Here's a puzzle: the VIX is near 6-month lows, yet specific mega-cap stocks are screaming with elevated option premiums. What's the disconnect?

It's called **IV Percentile**—basically comparing a stock's current "nervousness" (implied volatility) to its historical range. If a stock's IV Percentile hits 100%, option sellers are pricing in maximum chaos. If it's 0%, they're pricing in zen.

Think of it like this: when Bitcoin was dead-flat at $40k last bear market, retail options were dirt cheap (IV Percentile → 0%). But when micro-cap altcoins spike 300% on rumors, those tiny options cost a fortune relative to their history (IV Percentile → 90%+). Smart traders hunt the latter.

# # The Screener Setup

We filtered for:
- Call volume >5,000 (liquid enough to actually exit)
- Market cap >$40B (no micro-caps; we want real volatility, not penny-stock chaos)
- IV Percentile >50% (overpriced territory)

**10 Stocks Currently Flashing Green:**
ARM, BMY, LLY, BA, PFE, AMGN, FTNT, NEE, RTX, PYPL

# # The Strategy: Iron Condor on Boeing

Why Boeing? Earnings volatility + high IV Percentile = premium sellers' wet dream.

**Trade structure (Feb 16 expiry):**
- Sell $215 put / Buy $180 put
- Sell $250 call / Buy $285 call
- **Credit collected:** $677 (your immediate cash)
- **Max loss:** $2,823 (if BA tanks below $180 or moons past $285)
- **Breakeven:** Between $208.23 and $256.77
- **Win rate:** 64.3% probability of profit
- **ROI if right:** 23.98%

# # The Catch

1. **Context matters.** If the entire market's IV Percentile is sky-high (like post-Fed panic), selling volatility on one stock isn't an edge—everyone's doing it.

2. **Earnings are landmines.** Check those announcement dates. A stock can gap 10% overnight and obliterate your iron condor, no matter how "safe" it looked on a chart.
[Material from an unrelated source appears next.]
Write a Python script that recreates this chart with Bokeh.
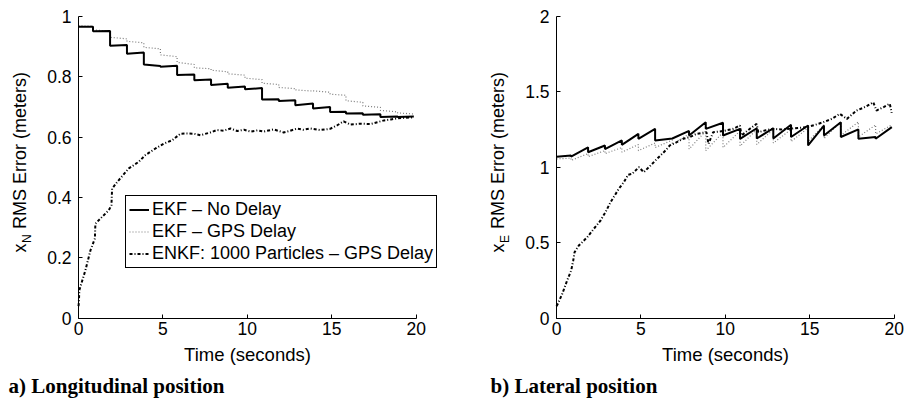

3. **You can lose it all.** This isn't buying and holding. Options decay, gap risk is real, and timing is everything.

**Bottom line:** High IV Percentile = option premiums are fat. That's a green light to *sell* volatility, not buy it. But only if the risk/reward math works *and* you can actually sleep at night.

**Disclaimer:** Educational content only. Not investment advice. Do your own research and talk to a financial advisor before deploying real money. Options carry substantial risk of total loss.